一番見たかったのは名高い「松林図屏風」だったのに、鑑賞に費やした時間もやはり「松林図屏風」が一番長かったのに、印象に残ったのはむしろ「柳橋水車図屏風」のほうだった。(アートよりメディアに、己の関心が移っていることを自覚した。)
「松林図屏風」の芸術的評価は圧倒的に高い。素人評をここで繰り返すまでもないだろう。一方、「柳橋水車図屏風」の価値は、おそらく作品そのものの水準もさることながら、それが意匠として同時代に一大ブームを巻起こしたことにあると言って過言では無い。この点についてのみ若干コメントしておこうと思う。
柳橋水車図屏風」
その名の通り、柳と橋と水車が描かれている。滔々たる川の流れ、ゆるやかな柳の天然自然の曲線と、橋の描くきりっとした意思的な人口のライン。ここに水車の回る音が響いてくる。空には月がかかっている。
この絵が、長谷川派「最大のヒット」作となった。「柳橋水車図」と名のつく作品は、現存するものだけでも20点を超えるという。(ためしに検索してみて下さい。すぐに複数の絵柄が見つかります。)当時長谷川派のライバルであった狩野派の絵の中にさえ、背景にこの長谷川ブランドの「柳橋水車図屏風」の存在が描きこまれている。このことは、当時この絵がいかに流行していたかを証明するものと考えられている。
NHK日曜美術館の番組の中で、現代のイラストレーターが「欲しくなる」として「柳橋水車図」を高く評価していた。「あ、これ欲しい」と感じる絵なのだと。流れにかかる「しゅっと」した橋、これに対するやわらかくしなやかな柳。この絶妙のコンビネーション。
京都国立博物館の山本英男美術室長も、「誰が見ても『これ、いいよね』と思ったのではないでしょうか」とこの絵を評する。(毎日新聞特集2010.3.25.)
「欲しい」
「これ、いいよね」
この感覚は完全に消費者のものだ。それは、芸術作品を鑑賞する態度というより、モノとして入手し、愛でようとする態度である。確かに当時の人々もそう感じたに違いない。だからこそ、今日では作者不明となるようなコピー作品が大量に出回ることになった。同工異曲ならぬ、異工同曲。息子や弟子が描いた多くの作品の中には、何度も繰り返し写されているうちにいわゆる「写し崩れ」を起こした作品もあったという。それでも、人気があり需要があったからこそ、この絵は繰り返し写され流布した。絵というより意匠として一人歩きを始めていたと言えよう。たとえ芸術として駄作であっても、なお「ウケル」というのは、まさにそういうことではないか。
毎日新聞2010.3.25.特集)
「欲しい」
「これ、いいよね」
確かに、いかに「松林図」に感動し、「涅槃図」に圧倒されようが、持ち帰って身辺に配するのであれば、やはり圧倒的に「柳橋水車」ということになるのだろう。この意匠は身の周り品にも多用された。現に、この絵をモチーフとする蒔絵箪笥の現代作品もある(1978年完成。大塚家具所蔵。本展覧会の会期にあわせ、同社大阪南港ショールームに展示中の由)。

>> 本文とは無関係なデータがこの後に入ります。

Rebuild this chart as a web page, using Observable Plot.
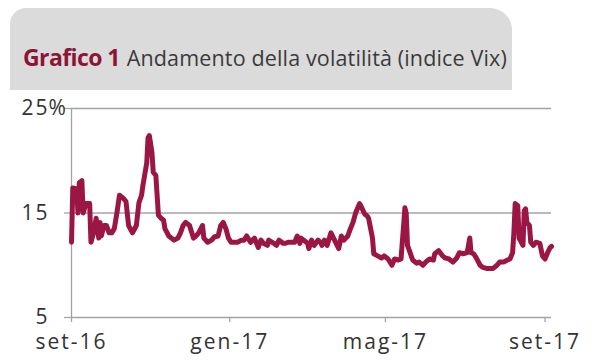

柳橋水車図」は意匠化した。柳と橋とのコンビネーションの妙は、おそらく、一度日本人の脳内にインプットされると「定番」になってしまうほど決定的なものだったに違いない。かくして、私たちの頭の中には「柳と橋」というイメージが植えつけられる。私たちが頭の中でなんとなくイメージする「柳」は、なぜかいつも「橋」のすぐそばに立ってはいないか。リアル柳は、橋から離れた川岸にも、池にも、沼の岸にも立っているのに。凡庸月並みであっても、「橋」のたもとには風情をそえるものとして、つい「柳」を描きたくなるのではないだろうか。そのようなイメージ、気の遠くなるほどの膨大な複製を生み出し、そこから又生み出された月並みイメージの、偉大なる元祖、オリジナルが、長谷川等伯というわけだ。
さて、下の画像は昨日の出町柳。中央奥に霞んで見えるのが如意岳(大文字山)。出町柳という地名は、出町と柳という二つの旧地名をあわせて出来たものと聞くが、幕末までにはこの付近には実際多くの柳が植えられていたという。高野川と賀茂川がひとつになり、鴨川となって都を流れる、そのY字の中央の結び目が出町柳だ。当然橋がある。この柳は一体何時頃から植えられたものなのでしょう?もしや桃山時代では…。
柳と橋と大文字。月並みな構図。